Restaurant Stocks: Not As Tasty As They Look
(FORTUNE Magazine) – Restaurant stocks often look appetizing, but it seems as if investors always take a place at the table at the wrong time or stay way too long, only to leave with a horrible case of indigestion. Think back to the Mylanta moments of the past: Planet Hollywood, Rainforest Cafe, and Koo-Koo-Roo. Each one, at some point, was a Wall Street darling before becoming an investment disaster. Remember those names in months to come, as investment banks, looking to fill the gap left by the lurch in technology, start chatting up restaurant stocks, especially IPOs of small, popular regional chains.

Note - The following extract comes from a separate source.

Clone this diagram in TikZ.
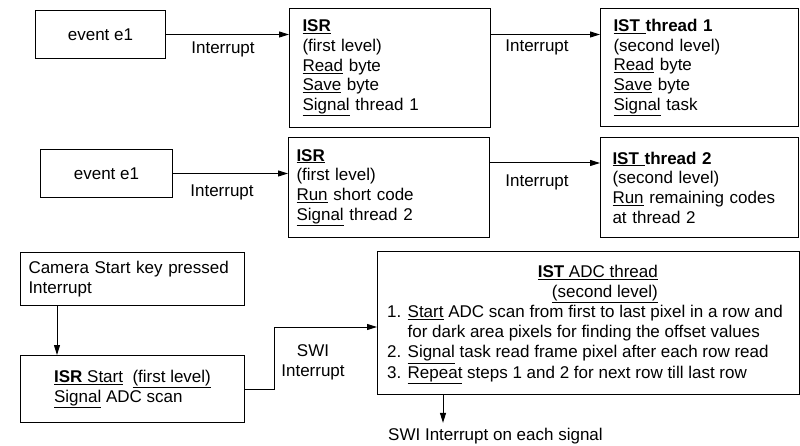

That doesn't mean investors should avoid restaurants altogether. But it does make sense to follow a few basic principles, starting with the all-important Rule No. 1: Just because you like the food doesn't mean you should buy the stock. The best menu can't counter bad fundamentals or a sloppy economy. Ask anyone who bought into the IPO of the Smith & Wollensky Restaurant Group, which owns upscale steakhouses around the country and a smattering of other high-end eateries in New York City. After it went public last May at $8.50, Smith & Wollensky's shares tumbled to their current price of around $3.84, the victim of an economic downturn that has taken a bite out of business dining.
Rule No. 2: A long line out front doesn't necessarily mean sales are booming. Lines matter only if they're getting longer, and the one real way to measure that is through same-store sales, i.e., sales of stores open a year or more. The signs aren't encouraging here: For the better part of a year, growth rates have been falling at some of the hottest chains (with some of the longest lines), including Buca di Beppo, Cheesecake Factory, and P.F. Chang's. The numbers at older stores are especially important, as they can signal what's ahead for newer ones. Take Asian eatery P.F. Chang's, for example: Sales at stores open since 1996 actually fell 2.6% in the second quarter. "A warning flag is when things slow, but when they go negative, all bets are off," says money manager Rick Shea of Vardon Capital. And a slowdown is the least you can expect at all fast-growing chains, he says, because "it's the law of big numbers."
Speaking of big numbers, here's Rule No. 3: Don't get taken in by analysts hyping a new concept with grandiose forecasts. Robertson Stephens analyst Paul Westra recently stirred investor enthusiasm for P.F. Chang's when he claimed that its three-unit Pei Wei Chinese fast-food operation "may have an ultimate U.S. sales potential of $1.5 billion." Pretty impressive, until you realize that's five times the current sales of the entire 52-unit P.F. Chang's operation. Over at Buca, meanwhile, CEO Joseph Micatrotto brags that his company, with 68 stores in 21 states, is "firmly convinced" that it will eventually have 450 units nationally. Good luck! Says one former brokerage industry analyst who now works as a hedge fund manager: "I would be very careful of any management team that thinks it can build a 'national brand.' It just will not happen."
That leads to Rule No. 4: The faster a chain grows, the more likely it is to stumble. Expansion is a double-edged sword for public restaurants. Investors demand sales and earnings growth. But once a market becomes saturated, companies are often forced to pick second- and third-tier locations for their new eateries--which inevitably produce second- and third-tier results. "There's a point at which you simply run out of places with the population density necessary to support additional stores," Shea says. Joey Crugnale, ex-CEO of Bertucci's Brick Oven Pizzeria, marvels how in one year he opened 18 restaurants in seven new markets outside his company's Northeast stronghold. "Wall Street gave us the money," he says. "We had to do something with it." Now restaurants in many of those markets have been closed, and Crugnale says he has no intention of taking his new chain, the Cuban-themed Naked Fish, public anytime soon.
Finally, Rule No. 5, or the golden rule of making (or not losing!) money in the restaurant business: Follow the money. In recent months insiders have been selling or registering to sell shares of Cheesecake Factory, P.F. Chang's, and California Pizza Kitchen. At California Pizza Kitchen, in fact, controlling investor Bruckman Rosser Sherrill & Co. has peeled off a substantial part of its holdings this year. The message for investors: If insiders are bailing out, maybe you should be too.